HDP vows to restrict power of president to symbolic levels
DHA photoLaunching its snap election manifesto, the Peoples’ Democratic Party (HDP) has pledged to restrict the power of the Turkish president to a “symbolic level,” lifting the controversial discretionary fund recently granted to Turkey’s head of state.
The party unveiled its new slogan “With purpose, peace. With purpose, HDP,” as Demirtaş vowed that from now on the Kurdish movement would move forward with “politics and peace.”
“I can only thank those who exerted positive efforts for the benefit of the people, and who placed stone after stone going forward. But from now on we’ll go on our way with the HDP,” he said, in an apparent reference to the outlawed Kurdistan Workers’ Party (PKK).
“Yes, the regime will change: We’ll build a regime of justice. We must carry on the path with politics, with wisdom, and with peace. As [Mahatma] Gandhi said: Destroy injustice with justice and stand to applaud with bloodless hands,” he added.
Demirtaş also likened a Turkey without the HDP to a “ship drifting to dangerous waters.”

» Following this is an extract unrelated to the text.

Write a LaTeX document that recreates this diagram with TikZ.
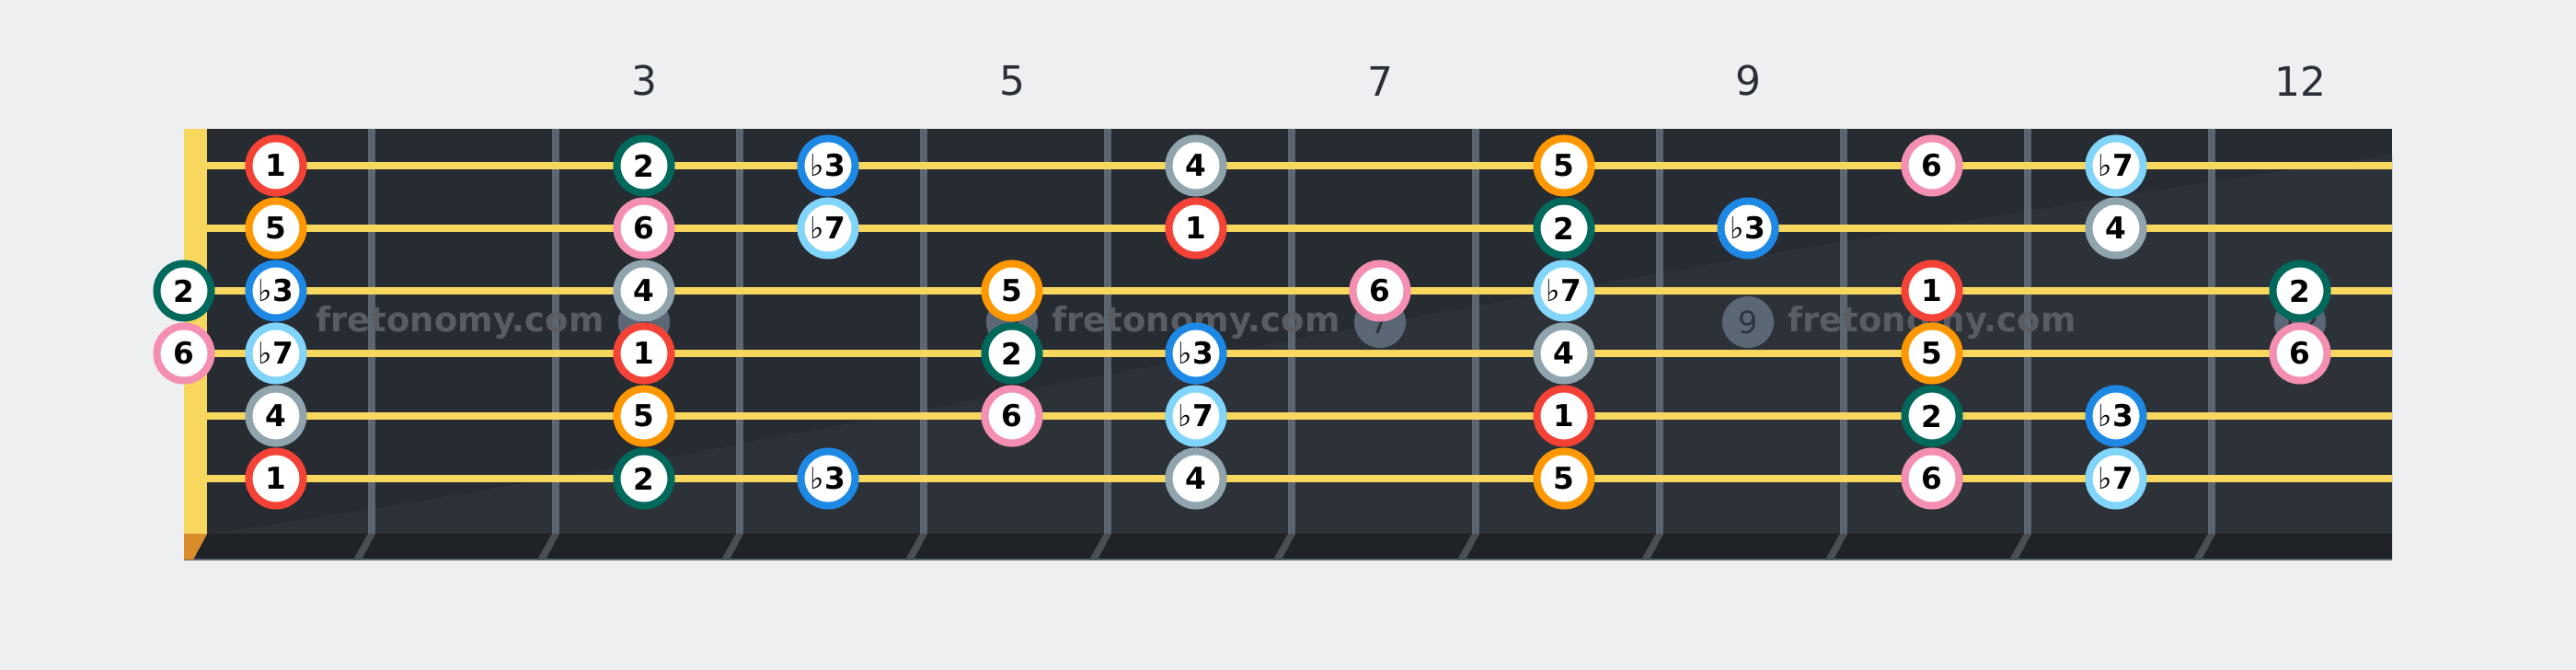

“Today, if the ship is not sinking despite all attacks, this is thanks to the balance provided by the HDP,” he stated.
The HDP co-chair again vowed to cross the 10 percent election threshold in the snap poll to be held Nov. 1.
“They said we would be below the threshold [in the last election in June]. But we’ll bury the palace [presidency] under peace,” Demirtaş said.

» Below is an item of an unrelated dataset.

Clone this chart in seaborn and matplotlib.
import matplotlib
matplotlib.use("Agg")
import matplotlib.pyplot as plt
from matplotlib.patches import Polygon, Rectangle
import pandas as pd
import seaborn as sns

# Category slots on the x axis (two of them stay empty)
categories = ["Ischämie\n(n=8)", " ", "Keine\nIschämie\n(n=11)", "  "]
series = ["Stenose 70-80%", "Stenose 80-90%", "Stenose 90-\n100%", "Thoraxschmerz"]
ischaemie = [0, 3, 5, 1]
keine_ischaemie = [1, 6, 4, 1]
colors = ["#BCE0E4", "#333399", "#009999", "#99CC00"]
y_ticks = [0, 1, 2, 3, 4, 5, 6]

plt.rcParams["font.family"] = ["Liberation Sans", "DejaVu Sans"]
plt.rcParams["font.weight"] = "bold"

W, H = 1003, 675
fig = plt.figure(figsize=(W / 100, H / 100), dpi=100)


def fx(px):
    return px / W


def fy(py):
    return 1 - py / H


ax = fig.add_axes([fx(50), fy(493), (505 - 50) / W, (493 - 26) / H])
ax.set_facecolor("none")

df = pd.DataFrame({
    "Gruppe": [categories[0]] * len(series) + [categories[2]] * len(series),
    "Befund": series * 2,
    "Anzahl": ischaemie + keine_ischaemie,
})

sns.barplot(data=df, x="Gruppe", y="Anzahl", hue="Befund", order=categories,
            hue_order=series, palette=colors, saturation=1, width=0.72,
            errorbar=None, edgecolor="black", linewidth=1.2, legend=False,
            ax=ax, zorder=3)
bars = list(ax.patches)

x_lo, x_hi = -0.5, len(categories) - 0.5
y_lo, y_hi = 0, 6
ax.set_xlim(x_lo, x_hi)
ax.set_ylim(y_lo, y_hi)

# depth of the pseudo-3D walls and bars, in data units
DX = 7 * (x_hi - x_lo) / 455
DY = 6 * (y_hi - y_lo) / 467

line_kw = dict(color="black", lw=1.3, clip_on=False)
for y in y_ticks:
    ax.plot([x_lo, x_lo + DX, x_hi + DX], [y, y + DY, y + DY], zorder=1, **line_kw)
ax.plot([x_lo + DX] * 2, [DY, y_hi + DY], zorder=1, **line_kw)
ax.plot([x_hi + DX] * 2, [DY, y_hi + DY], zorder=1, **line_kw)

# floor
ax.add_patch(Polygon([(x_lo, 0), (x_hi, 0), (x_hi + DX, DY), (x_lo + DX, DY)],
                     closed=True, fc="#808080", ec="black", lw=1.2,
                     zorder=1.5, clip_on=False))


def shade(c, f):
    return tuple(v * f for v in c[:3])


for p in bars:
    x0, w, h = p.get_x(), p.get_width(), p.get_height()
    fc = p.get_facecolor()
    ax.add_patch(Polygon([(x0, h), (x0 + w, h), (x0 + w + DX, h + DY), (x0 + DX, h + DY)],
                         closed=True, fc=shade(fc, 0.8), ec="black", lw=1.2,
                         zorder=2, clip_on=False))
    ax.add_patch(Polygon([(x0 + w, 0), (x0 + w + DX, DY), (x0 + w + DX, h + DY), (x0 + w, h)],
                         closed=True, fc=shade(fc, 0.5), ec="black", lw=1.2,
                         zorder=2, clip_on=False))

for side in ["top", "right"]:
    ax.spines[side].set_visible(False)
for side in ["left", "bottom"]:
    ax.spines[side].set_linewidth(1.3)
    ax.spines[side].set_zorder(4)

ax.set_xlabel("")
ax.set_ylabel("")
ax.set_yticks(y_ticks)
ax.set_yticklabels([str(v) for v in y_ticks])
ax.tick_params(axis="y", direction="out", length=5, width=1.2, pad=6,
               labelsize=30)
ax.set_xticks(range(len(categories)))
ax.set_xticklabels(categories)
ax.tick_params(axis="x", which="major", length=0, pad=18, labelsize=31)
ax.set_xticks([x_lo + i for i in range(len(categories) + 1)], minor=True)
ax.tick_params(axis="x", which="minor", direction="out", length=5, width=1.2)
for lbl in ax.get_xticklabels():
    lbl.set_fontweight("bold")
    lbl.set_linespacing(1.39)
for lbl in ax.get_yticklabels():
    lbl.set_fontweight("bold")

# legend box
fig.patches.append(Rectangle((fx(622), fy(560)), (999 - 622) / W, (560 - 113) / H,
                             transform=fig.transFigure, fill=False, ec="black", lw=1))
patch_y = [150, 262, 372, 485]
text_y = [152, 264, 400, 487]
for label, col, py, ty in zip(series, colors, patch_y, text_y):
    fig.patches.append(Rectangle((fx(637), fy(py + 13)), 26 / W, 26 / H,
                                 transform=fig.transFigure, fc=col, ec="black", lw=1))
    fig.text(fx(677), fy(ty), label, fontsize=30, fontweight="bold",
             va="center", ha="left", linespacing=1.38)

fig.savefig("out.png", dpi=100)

At the same event, HDP co-chair Figen Yüksekdağ voiced the slogan, “We’ll not let you be dictator,” in reference to the party’s June 7 election campaign motto, “We’ll not let you be president,” addressing President Recep Tayyip Erdoğan’s ambition to change Turkey to an executive presidential system.
Yüksekdağ said the Justice and Development Party (AKP) first came to power through elections, but now does not want to leave power through elections.

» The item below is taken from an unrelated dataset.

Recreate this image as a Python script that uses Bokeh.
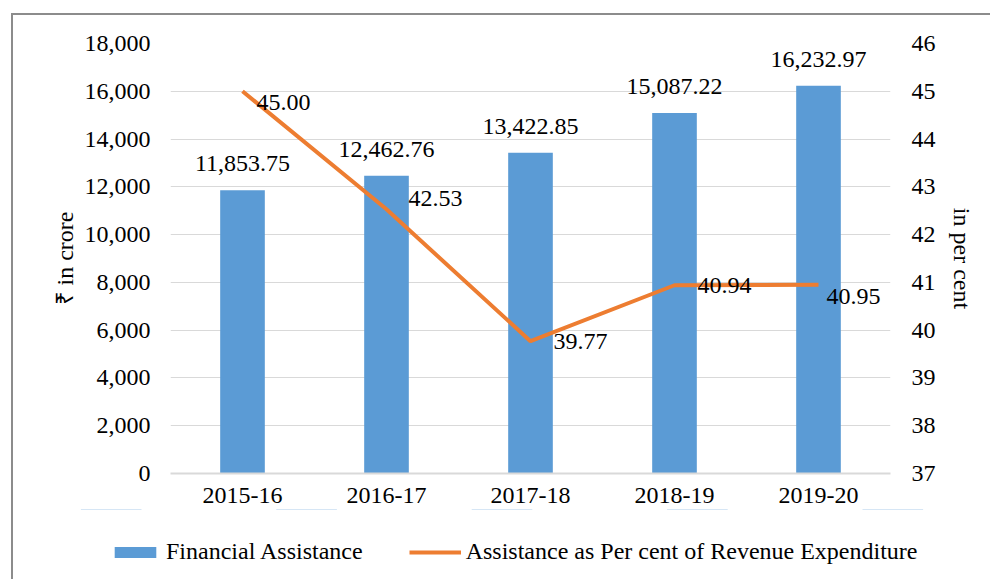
from bokeh.plotting import figure
from bokeh.layouts import column, row
from bokeh.models import (ColumnDataSource, LinearAxis, Range1d, FactorRange, Legend, LegendItem,
                          NumeralTickFormatter, FixedTicker, InlineStyleSheet)
from bokeh.core.properties import value
from bokeh.embed import file_html
from bokeh.resources import INLINE

years = ["2015-16", "2016-17", "2017-18", "2018-19", "2019-20"]
assistance = [11853.75, 12462.76, 13422.85, 15087.22, 16232.97]
percent = [45.00, 42.53, 39.77, 40.94, 40.95]
assist_labels = ["11,853.75", "12,462.76", "13,422.85", "15,087.22", "16,232.97"]
percent_labels = ["45.00", "42.53", "39.77", "40.94", "40.95"]
series_names = ["Financial Assistance", "Assistance as Per cent of Revenue Expenditure"]
# label offsets (styling, in screen px)
pct_dx = [14, 22, 23, 23, 8]
pct_dy = [11, -11, 0, 0, 12]

FONT = "Liberation Serif"
FS = "24px"
BLUE = "#5B9BD5"
ORANGE = "#ED7D31"
GRID = "#D9D9D9"

src = ColumnDataSource(dict(years=years, assistance=assistance, percent=percent,
                            alab=assist_labels, plab=percent_labels, dx=pct_dx, dy=pct_dy))

p = figure(x_range=FactorRange(*years), y_range=Range1d(0, 18000),
           width=977, height=494, output_backend="svg", toolbar_location=None,
           min_border_left=157, min_border_top=28, min_border_right=100, min_border_bottom=36)
p.extra_y_ranges = {"pct": Range1d(37, 46)}
p.x_range.range_padding = 0
p.x_range.group_padding = 0
p.outline_line_color = None
p.background_fill_color = "white"
p.border_fill_color = "white"

bars = p.vbar(x="years", top="assistance", width=0.31, source=src, color=BLUE, line_color=None)
line = p.line(x="years", y="percent", source=src, y_range_name="pct", line_color=ORANGE, line_width=4)

p.text(x="years", y="assistance", text="alab", source=src, text_align="center",
       text_baseline="bottom", y_offset=-19, text_font=value(FONT), text_font_size=FS,
       text_color="black")
p.text(x="years", y="percent", text="plab", source=src, y_range_name="pct", text_align="left",
       text_baseline="middle", x_offset="dx", y_offset="dy", text_font=value(FONT),
       text_font_size=FS, text_color="black")

# Left axis
ya = p.yaxis[0]
ya.ticker = FixedTicker(ticks=list(range(0, 18001, 2000)))
ya.formatter = NumeralTickFormatter(format="0,0")
ya.axis_label = "₹ in crore"
ya.axis_line_color = None
ya.major_tick_line_color = None
ya.minor_tick_line_color = None
ya.major_label_standoff = 14
ya.axis_label_standoff = 4
ya.major_label_text_font = FONT
ya.major_label_text_font_size = FS
ya.major_label_text_color = "black"
ya.axis_label_text_font = FONT
ya.axis_label_text_font_size = FS
ya.axis_label_text_font_style = "normal"
ya.axis_label_text_color = "black"

# Right axis
ra = LinearAxis(y_range_name="pct", ticker=FixedTicker(ticks=list(range(37, 47))))
ra.axis_label = "in per cent"
ra.axis_line_color = None
ra.major_tick_line_color = None
ra.minor_tick_line_color = None
ra.major_label_standoff = 15
ra.axis_label_standoff = 10
ra.major_label_text_font = FONT
ra.major_label_text_font_size = FS
ra.major_label_text_color = "black"
ra.axis_label_text_font = FONT
ra.axis_label_text_font_size = FS
ra.axis_label_text_font_style = "normal"
ra.axis_label_text_color = "black"
p.add_layout(ra, "right")

# X axis
xa = p.xaxis[0]
xa.axis_line_color = GRID
xa.axis_line_width = 2
xa.major_tick_line_color = None
xa.minor_tick_line_color = None
xa.major_label_standoff = 8
xa.major_label_text_font = FONT
xa.major_label_text_font_size = FS
xa.major_label_text_color = "black"

p.xgrid.grid_line_color = None
p.ygrid.grid_line_color = GRID
p.ygrid.grid_line_width = 1

# Legend strip below the chart (its glyphs use the real series, kept outside the visible range)
lf = figure(width=977, height=70, output_backend="svg", toolbar_location=None,
            x_range=FactorRange(*years), y_range=Range1d(-2, -1),
            x_axis_type=None, y_axis_type=None,
            min_border_left=0, min_border_right=0, min_border_top=0, min_border_bottom=0)
lf.grid.visible = False
lf.outline_line_color = None
lf.background_fill_color = "white"
lf.border_fill_color = "white"
lbar = lf.vbar(x="years", top="assistance", width=0.31, source=src, color=BLUE, line_color=None)
lline = lf.line(x="years", y="percent", source=src, line_color=ORANGE, line_width=4)
legend = Legend(items=[LegendItem(label=series_names[0], renderers=[lbar]),
                       LegendItem(label=series_names[1], renderers=[lline])],
                orientation="horizontal", location=(96, 14))
legend.label_text_font = FONT
legend.label_text_font_size = FS
legend.label_text_color = "black"
legend.glyph_width = 52
legend.glyph_height = 14
legend.label_standoff = 5
legend.spacing = 46
legend.padding = 0
legend.margin = 0
legend.border_line_color = None
legend.background_fill_alpha = 0
lf.add_layout(legend, "center")

border_css = InlineStyleSheet(css=":host { border-left: 2px solid #8C8C8C; border-top: 2px solid #8C8C8C; margin-left: 11px; margin-top: 13px; }")
layout = column(p, row(lf), spacing=0, stylesheets=[border_css])

open("out.html", "w").write(file_html(layout, INLINE))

“Instead, those who came to power through elections now want to come to power again through war,” she added, in reference to the ongoing clashes between the security forces and the PKK in Turkey’s southeast.
Meanwhile, the HDP will lift the economic embargo on trade with Armenia to develop bilateral relations, support efforts for the reunification of Cyprus, and pursue Turkey’s EU membership process, Yüksekdağ said.
She also pledged the HDP would take the necessary measures to “stem the flow of foreign fighters into Syria,” while also supporting the establishment of a Palestinian state and objecting to the Israeli occupation on Palestinian land.
In its manifesto, the party promised to bring the “co-chair” system to Turkey’s entire administration system, from the presidency down to local village headmen, while also extending the use of mother tongues in public and emphasizing “multilingual municipal work.”
The manifesto reiterated that the HDP would abolish the country’s 10 percent election threshold. Under the current constitution, political parties need to win 10 percent of the vote nationally to enter parliament.
On the economic side, the party said it would provide 250 TL rental aid to all those who are not landholders and allow free transportation for disabled citizens and students up to 18 years old. It also pledged to make changes to income tax thresholds.